Work to be completed: Show each line of the data below that has the string "with" in it.

Available records:
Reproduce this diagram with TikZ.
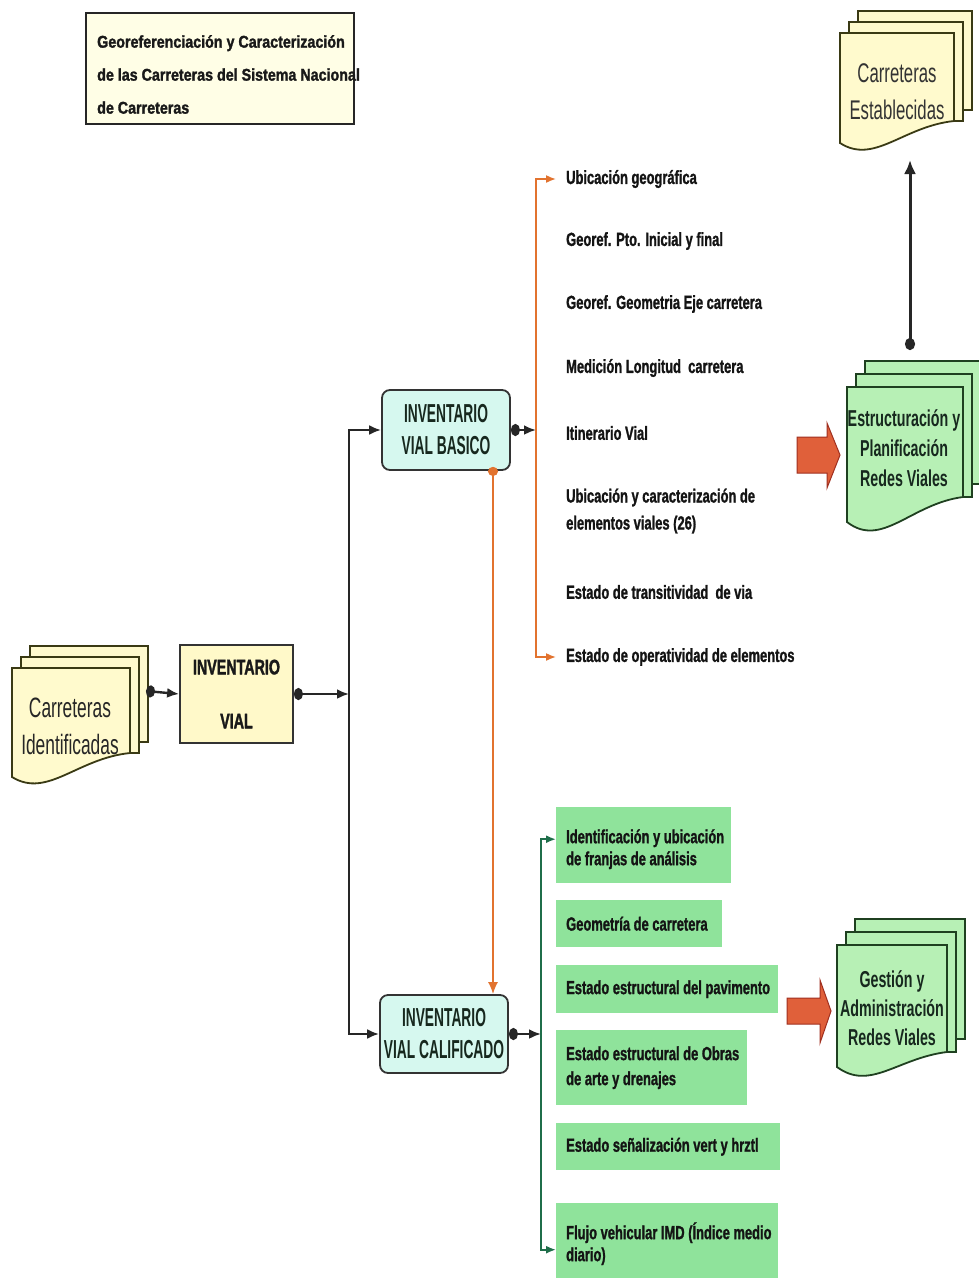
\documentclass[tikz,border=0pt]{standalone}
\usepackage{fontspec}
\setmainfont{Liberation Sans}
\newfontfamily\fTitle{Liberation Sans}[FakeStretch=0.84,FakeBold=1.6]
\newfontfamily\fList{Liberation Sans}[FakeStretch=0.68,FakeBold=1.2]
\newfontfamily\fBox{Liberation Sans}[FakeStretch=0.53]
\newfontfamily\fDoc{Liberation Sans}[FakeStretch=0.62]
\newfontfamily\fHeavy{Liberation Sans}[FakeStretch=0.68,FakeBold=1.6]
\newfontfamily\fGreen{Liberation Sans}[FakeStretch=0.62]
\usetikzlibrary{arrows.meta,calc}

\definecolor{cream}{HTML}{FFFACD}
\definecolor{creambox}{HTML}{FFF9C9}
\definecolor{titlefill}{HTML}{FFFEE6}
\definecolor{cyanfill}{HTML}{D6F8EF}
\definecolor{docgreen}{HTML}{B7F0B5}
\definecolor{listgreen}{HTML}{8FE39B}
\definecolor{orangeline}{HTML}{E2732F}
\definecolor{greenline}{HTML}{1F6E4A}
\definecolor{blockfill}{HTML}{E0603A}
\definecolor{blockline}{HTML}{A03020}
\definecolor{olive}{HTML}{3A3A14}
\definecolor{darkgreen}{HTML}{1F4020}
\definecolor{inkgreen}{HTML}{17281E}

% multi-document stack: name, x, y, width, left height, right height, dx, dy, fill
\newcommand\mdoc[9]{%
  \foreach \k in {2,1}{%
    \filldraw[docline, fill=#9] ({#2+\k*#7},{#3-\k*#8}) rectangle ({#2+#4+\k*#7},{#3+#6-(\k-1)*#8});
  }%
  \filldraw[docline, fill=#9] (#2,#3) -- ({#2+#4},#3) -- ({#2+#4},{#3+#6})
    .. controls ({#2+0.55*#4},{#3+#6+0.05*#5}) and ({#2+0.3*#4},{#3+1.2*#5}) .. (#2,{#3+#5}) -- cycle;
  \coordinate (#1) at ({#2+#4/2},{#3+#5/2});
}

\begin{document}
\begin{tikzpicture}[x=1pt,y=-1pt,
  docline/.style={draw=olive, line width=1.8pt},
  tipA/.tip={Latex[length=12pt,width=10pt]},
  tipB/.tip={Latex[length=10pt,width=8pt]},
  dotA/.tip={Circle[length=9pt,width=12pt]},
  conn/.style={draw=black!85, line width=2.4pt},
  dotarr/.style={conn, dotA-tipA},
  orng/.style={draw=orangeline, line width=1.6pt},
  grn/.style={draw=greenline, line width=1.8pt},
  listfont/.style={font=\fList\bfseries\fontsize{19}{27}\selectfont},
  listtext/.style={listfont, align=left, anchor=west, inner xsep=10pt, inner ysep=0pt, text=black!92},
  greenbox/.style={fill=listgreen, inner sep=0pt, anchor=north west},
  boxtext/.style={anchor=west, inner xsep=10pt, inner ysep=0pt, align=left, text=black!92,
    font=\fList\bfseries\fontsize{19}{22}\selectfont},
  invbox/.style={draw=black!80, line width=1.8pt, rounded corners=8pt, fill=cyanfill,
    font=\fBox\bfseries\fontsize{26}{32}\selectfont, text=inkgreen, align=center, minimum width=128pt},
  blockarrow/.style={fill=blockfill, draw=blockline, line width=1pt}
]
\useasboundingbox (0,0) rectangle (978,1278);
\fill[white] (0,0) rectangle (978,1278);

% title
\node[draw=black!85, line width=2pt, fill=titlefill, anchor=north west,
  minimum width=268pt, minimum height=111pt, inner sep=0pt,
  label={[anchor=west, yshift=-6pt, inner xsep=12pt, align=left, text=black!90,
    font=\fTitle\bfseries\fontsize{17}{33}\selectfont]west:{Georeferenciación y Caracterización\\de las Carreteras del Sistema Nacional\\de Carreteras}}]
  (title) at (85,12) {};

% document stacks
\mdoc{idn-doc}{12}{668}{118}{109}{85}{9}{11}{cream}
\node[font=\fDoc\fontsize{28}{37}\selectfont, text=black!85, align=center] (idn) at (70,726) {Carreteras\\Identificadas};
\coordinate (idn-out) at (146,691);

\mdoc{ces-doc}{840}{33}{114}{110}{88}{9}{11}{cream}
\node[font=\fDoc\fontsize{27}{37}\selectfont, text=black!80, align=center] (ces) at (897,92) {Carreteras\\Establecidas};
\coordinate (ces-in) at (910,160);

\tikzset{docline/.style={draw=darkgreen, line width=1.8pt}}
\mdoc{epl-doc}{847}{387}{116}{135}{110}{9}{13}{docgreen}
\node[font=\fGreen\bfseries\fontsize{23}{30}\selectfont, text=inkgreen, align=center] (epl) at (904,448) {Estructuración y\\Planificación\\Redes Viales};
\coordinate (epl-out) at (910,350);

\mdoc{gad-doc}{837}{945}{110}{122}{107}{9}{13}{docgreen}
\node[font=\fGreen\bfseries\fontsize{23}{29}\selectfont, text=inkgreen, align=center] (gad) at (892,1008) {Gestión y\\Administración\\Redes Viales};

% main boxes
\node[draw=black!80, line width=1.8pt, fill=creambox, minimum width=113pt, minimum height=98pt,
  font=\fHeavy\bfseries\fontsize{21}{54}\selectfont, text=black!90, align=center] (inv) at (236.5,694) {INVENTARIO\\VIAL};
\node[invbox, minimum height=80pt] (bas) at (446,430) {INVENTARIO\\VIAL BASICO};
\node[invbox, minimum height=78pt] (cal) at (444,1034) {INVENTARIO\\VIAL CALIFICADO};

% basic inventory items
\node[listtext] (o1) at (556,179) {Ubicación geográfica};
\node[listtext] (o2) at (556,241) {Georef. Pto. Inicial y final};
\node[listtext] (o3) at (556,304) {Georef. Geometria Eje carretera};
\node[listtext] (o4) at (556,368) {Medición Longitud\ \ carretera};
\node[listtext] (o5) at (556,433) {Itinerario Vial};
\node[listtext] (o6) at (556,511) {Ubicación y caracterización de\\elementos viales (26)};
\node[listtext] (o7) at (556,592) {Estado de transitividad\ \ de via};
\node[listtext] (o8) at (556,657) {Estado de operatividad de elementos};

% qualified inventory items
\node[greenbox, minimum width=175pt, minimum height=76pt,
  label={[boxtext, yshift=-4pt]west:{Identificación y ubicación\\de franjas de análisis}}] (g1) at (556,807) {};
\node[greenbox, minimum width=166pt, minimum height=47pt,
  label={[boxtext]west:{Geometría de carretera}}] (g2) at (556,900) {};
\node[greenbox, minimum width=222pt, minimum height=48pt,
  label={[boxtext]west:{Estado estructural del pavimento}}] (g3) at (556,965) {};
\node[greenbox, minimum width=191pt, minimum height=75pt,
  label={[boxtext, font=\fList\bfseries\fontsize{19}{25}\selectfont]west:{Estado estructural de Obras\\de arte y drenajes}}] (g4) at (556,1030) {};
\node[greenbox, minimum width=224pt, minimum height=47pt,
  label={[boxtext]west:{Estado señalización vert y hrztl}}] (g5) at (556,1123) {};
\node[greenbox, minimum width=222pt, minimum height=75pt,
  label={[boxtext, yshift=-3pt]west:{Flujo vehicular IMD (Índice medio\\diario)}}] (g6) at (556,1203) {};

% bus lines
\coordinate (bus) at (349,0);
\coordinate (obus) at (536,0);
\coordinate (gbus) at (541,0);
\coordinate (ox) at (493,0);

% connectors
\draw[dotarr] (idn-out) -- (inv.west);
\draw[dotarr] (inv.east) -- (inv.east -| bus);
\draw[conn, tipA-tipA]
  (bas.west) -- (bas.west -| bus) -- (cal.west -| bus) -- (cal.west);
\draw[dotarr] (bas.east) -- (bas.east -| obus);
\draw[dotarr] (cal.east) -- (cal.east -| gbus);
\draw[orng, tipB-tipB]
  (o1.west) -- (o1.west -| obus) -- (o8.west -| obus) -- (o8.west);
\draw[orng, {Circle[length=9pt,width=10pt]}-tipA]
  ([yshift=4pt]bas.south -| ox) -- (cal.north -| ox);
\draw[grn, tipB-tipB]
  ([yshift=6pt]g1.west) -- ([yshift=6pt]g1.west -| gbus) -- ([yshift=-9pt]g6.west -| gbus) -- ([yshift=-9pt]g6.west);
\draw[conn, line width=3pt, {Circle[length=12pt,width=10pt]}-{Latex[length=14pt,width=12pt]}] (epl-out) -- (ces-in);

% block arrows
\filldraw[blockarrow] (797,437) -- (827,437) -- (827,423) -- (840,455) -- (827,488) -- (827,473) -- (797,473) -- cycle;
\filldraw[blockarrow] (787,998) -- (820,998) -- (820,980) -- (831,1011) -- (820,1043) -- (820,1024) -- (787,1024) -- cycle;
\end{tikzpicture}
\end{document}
--
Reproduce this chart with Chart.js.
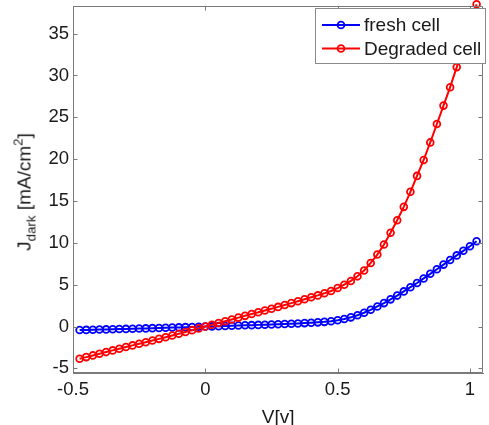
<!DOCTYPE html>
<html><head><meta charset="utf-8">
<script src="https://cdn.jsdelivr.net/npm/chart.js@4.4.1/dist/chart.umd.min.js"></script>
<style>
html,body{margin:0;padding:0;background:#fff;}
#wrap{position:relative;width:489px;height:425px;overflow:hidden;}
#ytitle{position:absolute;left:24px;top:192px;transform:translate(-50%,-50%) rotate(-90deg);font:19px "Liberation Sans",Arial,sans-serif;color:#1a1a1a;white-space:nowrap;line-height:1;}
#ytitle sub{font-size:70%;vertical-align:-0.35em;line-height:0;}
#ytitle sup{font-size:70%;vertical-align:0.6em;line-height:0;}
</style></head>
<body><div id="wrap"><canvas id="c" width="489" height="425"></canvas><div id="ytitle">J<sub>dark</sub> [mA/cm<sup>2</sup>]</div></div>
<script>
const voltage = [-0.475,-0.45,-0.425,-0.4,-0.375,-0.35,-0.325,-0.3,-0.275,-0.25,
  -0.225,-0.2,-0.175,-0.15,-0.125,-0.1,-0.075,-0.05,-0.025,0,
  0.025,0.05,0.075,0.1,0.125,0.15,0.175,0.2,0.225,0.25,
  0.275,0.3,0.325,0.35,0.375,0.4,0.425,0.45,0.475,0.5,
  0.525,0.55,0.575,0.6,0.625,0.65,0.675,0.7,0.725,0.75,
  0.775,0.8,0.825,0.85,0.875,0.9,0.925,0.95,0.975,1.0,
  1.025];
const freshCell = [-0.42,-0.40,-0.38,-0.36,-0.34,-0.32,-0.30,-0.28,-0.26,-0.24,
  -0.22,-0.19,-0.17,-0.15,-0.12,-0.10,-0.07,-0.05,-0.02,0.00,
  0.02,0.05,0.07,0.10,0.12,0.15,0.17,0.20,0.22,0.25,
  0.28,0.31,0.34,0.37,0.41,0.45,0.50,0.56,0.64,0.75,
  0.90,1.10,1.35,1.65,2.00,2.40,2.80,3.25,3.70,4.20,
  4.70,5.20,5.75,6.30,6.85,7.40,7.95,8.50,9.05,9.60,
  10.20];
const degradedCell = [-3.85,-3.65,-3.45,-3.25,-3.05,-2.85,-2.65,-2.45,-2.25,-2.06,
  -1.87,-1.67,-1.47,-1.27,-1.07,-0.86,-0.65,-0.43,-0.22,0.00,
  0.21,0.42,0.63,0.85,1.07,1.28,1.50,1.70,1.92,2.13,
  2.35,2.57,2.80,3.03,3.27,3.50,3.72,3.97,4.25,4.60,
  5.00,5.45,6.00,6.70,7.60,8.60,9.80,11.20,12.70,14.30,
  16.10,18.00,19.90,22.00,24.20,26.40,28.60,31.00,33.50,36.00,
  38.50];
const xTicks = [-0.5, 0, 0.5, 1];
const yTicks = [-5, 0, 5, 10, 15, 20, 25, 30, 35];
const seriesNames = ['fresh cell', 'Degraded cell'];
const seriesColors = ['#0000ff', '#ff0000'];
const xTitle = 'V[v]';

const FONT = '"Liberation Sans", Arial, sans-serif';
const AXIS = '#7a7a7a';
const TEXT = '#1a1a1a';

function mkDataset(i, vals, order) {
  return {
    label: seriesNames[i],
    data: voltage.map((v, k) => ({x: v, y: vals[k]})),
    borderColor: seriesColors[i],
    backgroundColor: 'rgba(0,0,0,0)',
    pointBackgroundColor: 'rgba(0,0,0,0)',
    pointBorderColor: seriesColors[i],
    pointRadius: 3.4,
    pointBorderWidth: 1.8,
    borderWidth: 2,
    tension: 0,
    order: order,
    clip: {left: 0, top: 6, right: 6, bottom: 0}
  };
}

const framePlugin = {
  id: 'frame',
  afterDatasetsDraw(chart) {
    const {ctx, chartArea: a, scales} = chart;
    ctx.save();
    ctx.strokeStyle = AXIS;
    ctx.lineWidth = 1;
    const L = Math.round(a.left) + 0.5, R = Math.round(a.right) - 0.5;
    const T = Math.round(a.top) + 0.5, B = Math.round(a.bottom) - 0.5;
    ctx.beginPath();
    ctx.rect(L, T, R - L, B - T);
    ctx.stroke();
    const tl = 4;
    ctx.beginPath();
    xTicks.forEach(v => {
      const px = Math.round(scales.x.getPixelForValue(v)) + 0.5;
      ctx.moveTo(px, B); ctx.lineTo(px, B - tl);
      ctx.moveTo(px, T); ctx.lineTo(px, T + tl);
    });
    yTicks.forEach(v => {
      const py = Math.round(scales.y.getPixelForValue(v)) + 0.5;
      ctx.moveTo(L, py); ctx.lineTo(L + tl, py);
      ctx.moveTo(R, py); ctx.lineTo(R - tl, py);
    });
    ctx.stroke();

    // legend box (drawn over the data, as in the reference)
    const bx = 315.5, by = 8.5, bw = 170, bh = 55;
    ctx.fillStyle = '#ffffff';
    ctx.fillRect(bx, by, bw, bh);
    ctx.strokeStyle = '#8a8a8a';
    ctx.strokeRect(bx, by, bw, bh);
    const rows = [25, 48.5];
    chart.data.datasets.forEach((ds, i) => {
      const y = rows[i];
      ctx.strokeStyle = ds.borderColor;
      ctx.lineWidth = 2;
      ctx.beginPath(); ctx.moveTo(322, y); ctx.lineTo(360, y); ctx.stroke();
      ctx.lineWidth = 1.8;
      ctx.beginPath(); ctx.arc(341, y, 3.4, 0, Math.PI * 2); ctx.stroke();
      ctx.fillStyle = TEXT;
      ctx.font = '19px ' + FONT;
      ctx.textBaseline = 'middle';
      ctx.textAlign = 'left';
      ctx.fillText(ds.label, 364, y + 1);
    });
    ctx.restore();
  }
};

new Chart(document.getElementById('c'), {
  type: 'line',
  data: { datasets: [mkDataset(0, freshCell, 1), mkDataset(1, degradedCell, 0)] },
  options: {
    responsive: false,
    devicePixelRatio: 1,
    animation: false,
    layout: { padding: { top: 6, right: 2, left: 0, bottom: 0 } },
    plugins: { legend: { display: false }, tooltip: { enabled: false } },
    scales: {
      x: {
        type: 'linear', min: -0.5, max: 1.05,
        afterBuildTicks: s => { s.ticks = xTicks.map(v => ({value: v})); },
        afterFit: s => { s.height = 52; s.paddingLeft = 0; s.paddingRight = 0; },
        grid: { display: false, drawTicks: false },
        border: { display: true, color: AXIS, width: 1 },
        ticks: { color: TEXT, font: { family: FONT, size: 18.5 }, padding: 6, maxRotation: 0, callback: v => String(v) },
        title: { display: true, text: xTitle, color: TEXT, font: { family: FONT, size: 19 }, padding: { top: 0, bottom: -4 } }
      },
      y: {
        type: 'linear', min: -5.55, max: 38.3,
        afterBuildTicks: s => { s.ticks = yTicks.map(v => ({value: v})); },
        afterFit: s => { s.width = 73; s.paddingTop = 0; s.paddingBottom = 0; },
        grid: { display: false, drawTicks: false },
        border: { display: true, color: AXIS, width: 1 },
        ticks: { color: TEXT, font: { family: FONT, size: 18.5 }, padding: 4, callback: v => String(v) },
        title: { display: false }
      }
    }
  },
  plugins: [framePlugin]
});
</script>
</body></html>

Completed task:
Reproduce this diagram with TikZ.
Reproduce this chart with Chart.js.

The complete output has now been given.